Kristina Keller, responsable de la médecine du trafic à l'université de Zurich, est parfaitement au courant des critiques adressées au test de maintien de l'éveil. «On se demande régulièrement dans quelle mesure ce test est encore d'actualité pour déterminer l'aptitude à la conduite», explique-t-elle à Blick.

«Ils ne se rendent pas compte qu'ils s'endorment»

Avec son équipe, elle cherche à développer des méthodes d'évaluation alternatives. Elle a par exemple mis au point un test qui se déroule, non plus dans une pièce sombre, mais dans un simulateur de conduite. La personne testée doit ainsi suivre un véhicule lors d'un trajet long, monotone et dans l'obscurité, tout en prouvant qu'elle peut réagir à l'imprévu.

«Certaines personnes s'endorment pendant ce trajet, et souvent, elles ne le remarquent même pas.

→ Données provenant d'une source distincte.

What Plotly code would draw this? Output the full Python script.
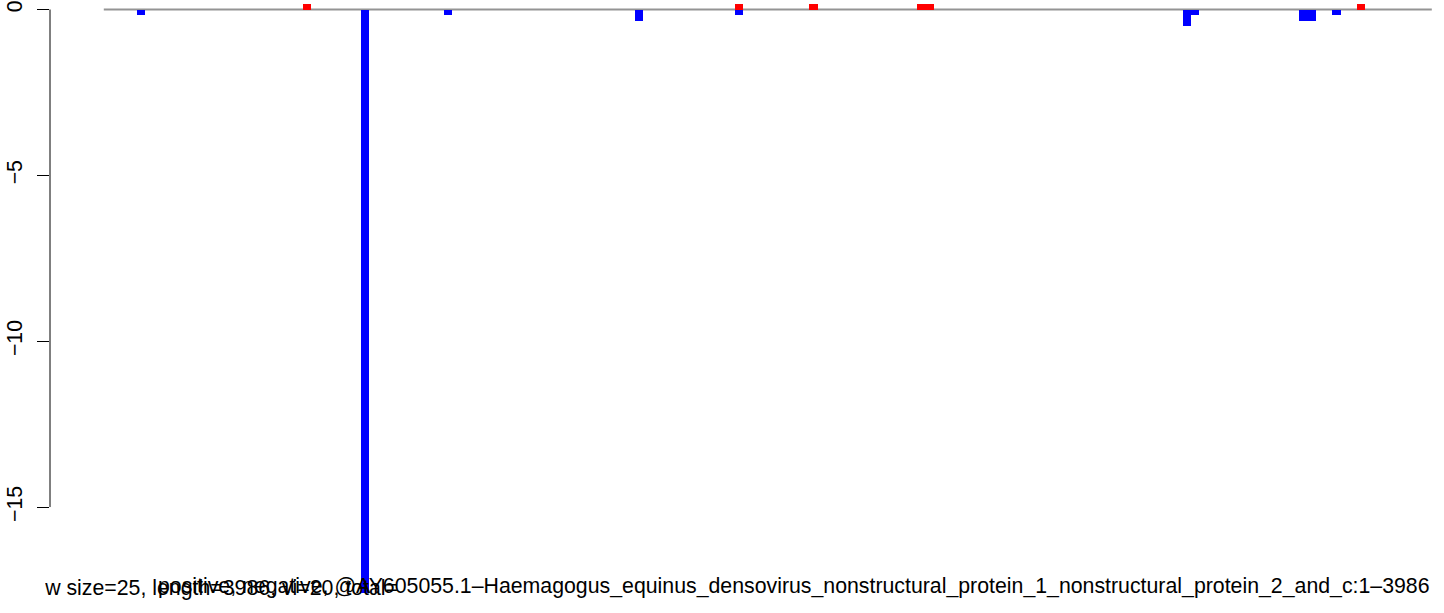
import plotly.graph_objects as go

# ---- data (window index, value) ----
window_size = 25
seq_length = 3986
pos_windows = [24, 76, 85, 98, 99, 151]
pos_values = [0.18, 0.18, 0.18, 0.18, 0.18, 0.18]
neg_windows = [4, 31, 41, 64, 76, 130, 131, 144, 145, 148]
neg_values = [-0.17, -17.6, -0.17, -0.34, -0.17, -0.51, -0.17, -0.34, -0.34, -0.17]
y_ticks = [0, -5, -10, -15]
y_tick_text = ["0", "\u22125", "\u221210", "\u221215"]
label_left = "window size=25, length=3986, vi=20, total="
label_right = ("positive, negative, @AY605055.1\u2013Haemagogus_equinus_densovirus_"
               "nonstructural_protein_1_nonstructural_protein_2_and_c:1\u20133986")

W, H = 1444, 613
FONT = "Liberation Sans, Arial, sans-serif"
FS = 21.3
L = 50          # left edge of plot area (px)
CLIP = 45       # left clip edge of the bottom-left caption (px)

def centers(ws):
    return [w * window_size + window_size / 2 for w in ws]

fig = go.Figure()
fig.add_trace(go.Bar(x=centers(pos_windows), y=pos_values, width=window_size,
                     marker=dict(color="#FF0000", line=dict(width=0)), showlegend=False,
                     hoverinfo="skip"))
fig.add_trace(go.Bar(x=centers(neg_windows), y=neg_values, width=window_size,
                     marker=dict(color="#0000FF", line=dict(width=0)), showlegend=False,
                     hoverinfo="skip"))

# clipped caption on an overlay subplot measured in pixels
caption_end_px = 398
fig.add_trace(go.Scatter(x=[caption_end_px - CLIP], y=[590], mode="text", text=[label_left],
                         textposition="middle left", cliponaxis=True,
                         textfont=dict(family=FONT, size=FS, color="black"),
                         xaxis="x2", yaxis="y2", showlegend=False, hoverinfo="skip"))

n_windows = 160
x_end = n_windows * window_size
px_per_nt = 8.3 / window_size
x_min = -(103.8 - L) / px_per_nt
x_max = (W - 103.8) / px_per_nt
px_per_unit = 33.17
y_max = 9.5 / px_per_unit
y_min = -(H - 9.5) / px_per_unit

fig.add_shape(type="line", x0=0, x1=x_end, y0=0, y1=0, xref="x", yref="y",
              line=dict(color="#949494", width=2), layer="below")
fig.add_shape(type="line", x0=L / W, x1=L / W, y0=min(y_ticks), y1=max(y_ticks), xref="paper", yref="y",
              line=dict(color="black", width=1))

fig.add_annotation(text=label_right, x=x_end, xref="x", xanchor="right",
                   y=1 - 586 / H, yref="paper", yanchor="middle", showarrow=False,
                   font=dict(family=FONT, size=FS, color="black"))

fig.update_layout(
    width=W, height=H,
    margin=dict(l=0, r=0, t=0, b=0),
    plot_bgcolor="rgba(0,0,0,0)", paper_bgcolor="white",
    barmode="overlay", bargap=0,
    xaxis=dict(domain=[L / W, 1], range=[x_min, x_max], visible=False, showgrid=False, zeroline=False),
    yaxis=dict(range=[y_min, y_max], tickvals=y_ticks, ticktext=y_tick_text,
               ticks="outside", ticklen=12, tickcolor="black", tickwidth=1,
               ticklabelstandoff=6,
               tickangle=-90, showgrid=False, zeroline=False, showline=False,
               tickfont=dict(family=FONT, size=FS, color="black")),
    xaxis2=dict(domain=[CLIP / W, 1], range=[0, W - CLIP], visible=False, anchor="y2",
                showgrid=False, zeroline=False),
    yaxis2=dict(domain=[0, 1], range=[H, 0], visible=False, anchor="x2",
                showgrid=False, zeroline=False),
)
fig.write_html("out.html", config={"displayModeBar": False},
               post_script="document.body.style.margin='0';document.body.style.overflow='hidden';")
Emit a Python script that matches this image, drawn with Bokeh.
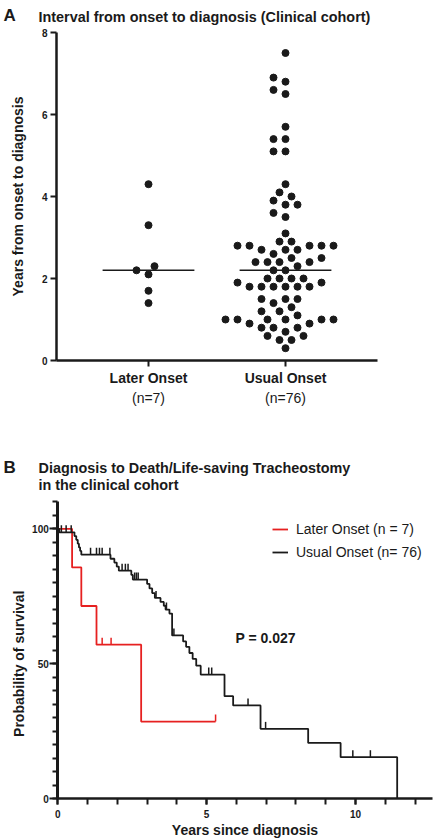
import numpy as np
from bokeh.plotting import figure
from bokeh.layouts import column
from bokeh.models import (Range1d, FixedTicker, SingleIntervalTicker, Label,
                          Legend, LegendItem)
from bokeh.embed import file_html
from bokeh.resources import INLINE

FONT = "Liberation Sans"
RED = "#e62020"
BLACK = "#1a1a1a"
W = 434

# ---------------- Panel A data ----------------
groups = ["Later Onset", "Usual Onset"]
group_n = ["(n=7)", "(n=76)"]
later_years = [4.3, 3.3, 2.3, 2.2, 2.1, 1.7, 1.4]
usual_years = [7.5, 6.9, 6.8, 6.6, 6.5, 5.7, 5.4, 5.4, 5.1, 5.1,
               4.3, 4.1, 4.0, 3.9, 3.8, 3.8, 3.6, 3.5, 3.1,
               2.9, 2.9, 2.8, 2.8, 2.8, 2.8, 2.8, 2.7, 2.7, 2.7, 2.6,
               2.5, 2.5, 2.4, 2.4, 2.4, 2.4, 2.3, 2.2, 2.2,
               2.0, 2.0, 2.0, 2.0, 1.9, 1.9, 1.8, 1.8, 1.8, 1.8, 1.8, 1.8,
               1.5, 1.5, 1.5, 1.4, 1.3, 1.2, 1.2, 1.1,
               1.0, 1.0, 1.0, 1.0, 1.0, 1.0, 0.9, 0.9, 0.8, 0.8, 0.8, 0.7,
               0.6, 0.6, 0.5, 0.5, 0.3]
a_yticks = [0, 2, 4, 6, 8]

# ---------------- Panel B data ----------------
later_event_times = [0.48, 0.79, 1.30, 2.80]
later_event_surv = [85.7, 71.4, 57.1, 28.6]
later_censor_times = [1.49, 1.79, 5.30]

usual_event_times = [0.05, 0.56, 0.62, 0.67, 0.71, 0.75, 0.79, 1.77, 1.90, 1.98,
                     2.05, 2.47, 2.52, 3.00, 3.08, 3.17, 3.26, 3.45, 3.56, 3.62,
                     3.75, 3.84, 4.21, 4.31, 4.42, 4.53, 4.65, 4.80, 5.60, 5.89,
                     6.81, 8.41, 9.50, 11.40]
usual_event_surv = [98.7, 97.3, 95.9, 94.5, 93.1, 91.8, 90.4, 88.9, 87.5, 86.0,
                    84.5, 82.9, 81.2, 79.6, 77.9, 76.2, 74.4, 72.9, 71.5, 70.1,
                    68.6, 60.5, 58.3, 56.3, 54.0, 51.8, 49.3, 46.0, 38.0, 34.6,
                    25.9, 20.7, 15.4, 0.0]
usual_censor_times = [0.12, 0.28, 0.45, 1.10, 1.30, 1.40, 1.49, 1.75, 2.16, 2.27,
                      2.36, 2.58, 2.64, 2.70, 3.30, 3.65, 3.90, 5.07, 5.17, 6.39,
                      6.98, 9.91, 10.50]
p_text = "P = 0.027"


def swarm_offsets(vals, px_per_y, px_per_x, step=6.0, dmin=10.0):
    vals = np.asarray(vals, dtype=float)
    order = np.argsort(vals, kind="stable")
    cands = [0.0]
    for k in range(1, 40):
        cands += [-k * step, k * step]
    placed = []
    offs = np.zeros(len(vals))
    for i in order:
        y = vals[i] * px_per_y
        for c in cands:
            if all((c - px) ** 2 + (y - py) ** 2 >= dmin ** 2 for px, py in placed):
                offs[i] = c
                placed.append((c, y))
                break
    return offs / px_per_x


def style_axis(ax, label_size="10px"):
    ax.axis_line_width = 2.5
    ax.axis_line_color = BLACK
    ax.major_tick_line_width = 2
    ax.minor_tick_line_width = 2
    ax.major_tick_line_color = BLACK
    ax.minor_tick_line_color = BLACK
    ax.major_tick_in = 0
    ax.minor_tick_in = 0
    ax.major_label_text_font = FONT
    ax.major_label_text_font_style = "bold"
    ax.major_label_text_font_size = label_size
    ax.major_label_text_color = BLACK
    ax.axis_label_text_font = FONT
    ax.axis_label_text_font_style = "bold"
    ax.axis_label_text_font_size = "14px"
    ax.axis_label_text_color = BLACK


def bare_fig(height, xr, yr):
    f = figure(width=W, height=height, x_range=Range1d(*xr), y_range=Range1d(*yr),
               output_backend="svg", toolbar_location=None,
               min_border_left=0, min_border_right=0, min_border_top=0,
               min_border_bottom=0)
    f.outline_line_color = None
    f.grid.visible = False
    return f


def text_label(fig, x, y, text, size="14px", bold=True, **kw):
    fig.add_layout(Label(x=x, y=y, text=text, text_font=FONT,
                         text_font_style="bold" if bold else "normal",
                         text_font_size=size, text_color=BLACK, **kw))


# ================= Panel A =================
HA = 420
A_PXY = 41.0          # px per year
A_PXX = 137.0         # px per category step
A_Y0 = 360.0          # screen row of y = 0
A_X1 = 148.0          # screen column of first category
ax_start = 1 - A_X1 / A_PXX
pa = bare_fig(HA, (ax_start, ax_start + W / A_PXX),
              (-(HA - A_Y0) / A_PXY, A_Y0 / A_PXY))

for gi, vals in enumerate([later_years, usual_years]):
    pos = gi + 1
    offs = swarm_offsets(vals, A_PXY, A_PXX)
    pa.scatter(x=pos + offs, y=vals, size=7, color=BLACK, line_color=BLACK)
    med = float(np.median(vals))
    half = 0.335
    pa.segment(x0=[pos - half], y0=[med], x1=[pos + half], y1=[med],
               line_color=BLACK, line_width=1.5)

a_left = 1 - 92 / A_PXX
a_right = 2 + 92 / A_PXX
xa = pa.xaxis[0]
ya = pa.yaxis[0]
style_axis(xa, "14px")
style_axis(ya, "10px")
xa.fixed_location = 0
xa.bounds = (a_left, a_right)
xa.ticker = FixedTicker(ticks=[1, 2])
xa.major_label_overrides = {1: groups[0], 2: groups[1]}
xa.major_tick_out = 6
xa.minor_tick_out = 0
xa.major_label_standoff = 3
ya.fixed_location = a_left
ya.bounds = (0, 8)
ya.ticker = FixedTicker(ticks=a_yticks)
ya.major_tick_out = 6
ya.minor_tick_out = 0
ya.major_label_standoff = 3
ya.axis_label = "Years from onset to diagnosis"
ya.axis_label_standoff = 13

for gi, txt in enumerate(group_n):
    text_label(pa, gi + 1, HA - 397, txt, bold=False, x_units="data",
               y_units="screen", text_align="center", text_baseline="middle")

text_label(pa, 3, HA - 15, "A", size="17px", x_units="screen", y_units="screen",
           text_baseline="alphabetic")
text_label(pa, 38, HA - 16, "Interval from onset to diagnosis (Clinical cohort)",
           size="14.4px", x_units="screen", y_units="screen",
           text_baseline="alphabetic")

# ================= Panel B =================
HB = 420
TOPB = 420.0
B_PXY = 2.7           # px per % survival
B_PXX = 29.77         # px per year
B_Y0 = 798.3 - TOPB   # screen row of survival 0
B_X0 = 57.3           # screen column of time 0
bx_start = -B_X0 / B_PXX
pb = bare_fig(HB, (bx_start, bx_start + W / B_PXX),
              (-(HB - B_Y0) / B_PXY, B_Y0 / B_PXY))

TICK_LEN = 7.0 / B_PXY  # censor tick height in data units


def km_curve(ev_t, ev_s, cen_t, color):
    ev_t = list(ev_t)
    ev_s = list(ev_s)
    end = max(ev_t[-1], max(cen_t))
    xs = [0.0] + ev_t
    ys = [100.0] + ev_s
    if end > ev_t[-1]:
        xs.append(end)
        ys.append(ev_s[-1])
    r = pb.step(x=xs, y=ys, mode="after", line_color=color, line_width=1.8)
    et = np.array(ev_t)
    es = np.array(ev_s)
    s_at = []
    for c in cen_t:
        k = np.searchsorted(et, c, side="right")
        s_at.append(100.0 if k == 0 else es[k - 1])
    s_at = np.array(s_at)
    pb.segment(x0=cen_t, y0=s_at, x1=cen_t, y1=s_at + TICK_LEN,
               line_color=color, line_width=1.5)
    dummy = pb.scatter(x=[], y=[], marker="dash", angle=np.pi / 2, size=9,
                       line_color=color, line_width=1.5)
    return r, dummy


r_late, d_late = km_curve(later_event_times, later_event_surv, later_censor_times, RED)
r_usual, d_usual = km_curve(usual_event_times, usual_event_surv, usual_censor_times, BLACK)

xb = pb.xaxis[0]
yb = pb.yaxis[0]
style_axis(xb, "10px")
style_axis(yb, "10px")
xb.fixed_location = 0
xb.bounds = (0, (432 - B_X0) / B_PXX)
xb.ticker = SingleIntervalTicker(interval=5, num_minor_ticks=5)
xb.major_tick_out = 6
xb.minor_tick_out = 6
xb.major_label_standoff = 5
xb.axis_label = "Years since diagnosis"
xb.axis_label_standoff = 1
yb.fixed_location = 0
yb.bounds = (0, 110)
yb.ticker = SingleIntervalTicker(interval=50, num_minor_ticks=10)
yb.major_tick_out = 8
yb.minor_tick_out = 5
yb.major_label_standoff = 1
yb.axis_line_width = 3

legend = Legend(items=[LegendItem(label="Later Onset (n = 7)", renderers=[r_late, d_late]),
                       LegendItem(label="Usual Onset (n= 76)", renderers=[r_usual, d_usual])],
                location=(272, HB - 141), padding=0, margin=0, spacing=5,
                glyph_width=16, glyph_height=18, label_height=18, label_standoff=8,
                label_text_font=FONT, label_text_font_size="14px",
                label_text_color=BLACK, border_line_alpha=0,
                background_fill_alpha=0)
pb.add_layout(legend)

text_label(pb, 18, 50, "Probability of survival", x_units="screen", y_units="data",
           angle=np.pi / 2, text_align="center", text_baseline="middle")
text_label(pb, 235, HB - (637 - TOPB), p_text, x_units="screen", y_units="screen",
           text_baseline="middle")
text_label(pb, 3, HB - (467.3 - TOPB), "B", size="17px", x_units="screen",
           y_units="screen", text_baseline="alphabetic")
text_label(pb, 38, HB - (467.3 - TOPB), "Diagnosis to Death/Life-saving Tracheostomy",
           size="14.4px", x_units="screen", y_units="screen",
           text_baseline="alphabetic")
text_label(pb, 38, HB - (484 - TOPB), "in the clinical cohort", size="14.4px",
           x_units="screen", y_units="screen", text_baseline="alphabetic")

layout = column(pa, pb, spacing=0)
open("out.html", "w").write(file_html(layout, INLINE))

C'est d'autant plus effrayant pour elles lorsqu'un accident se produit.» Le Bernois, quant à lui, se dit conscient de l'enjeu. Mais cela ne fait pas tout: «Il y a des jeunes conducteurs qui prennent beaucoup plus de risques sur la route.»

Michael Geissbühler espère que les services des automobiles reconsidéreront leur méthode d'examen. A cause de son retrait de permis, il ne peut plus rendre régulièrement visite à ses petits-enfants: «Avant, je leur préparais le repas de midi plusieurs fois par semaine. Mais avec les transports publics, je mets beaucoup plus de temps. Cela n'en vaut plus la peine.»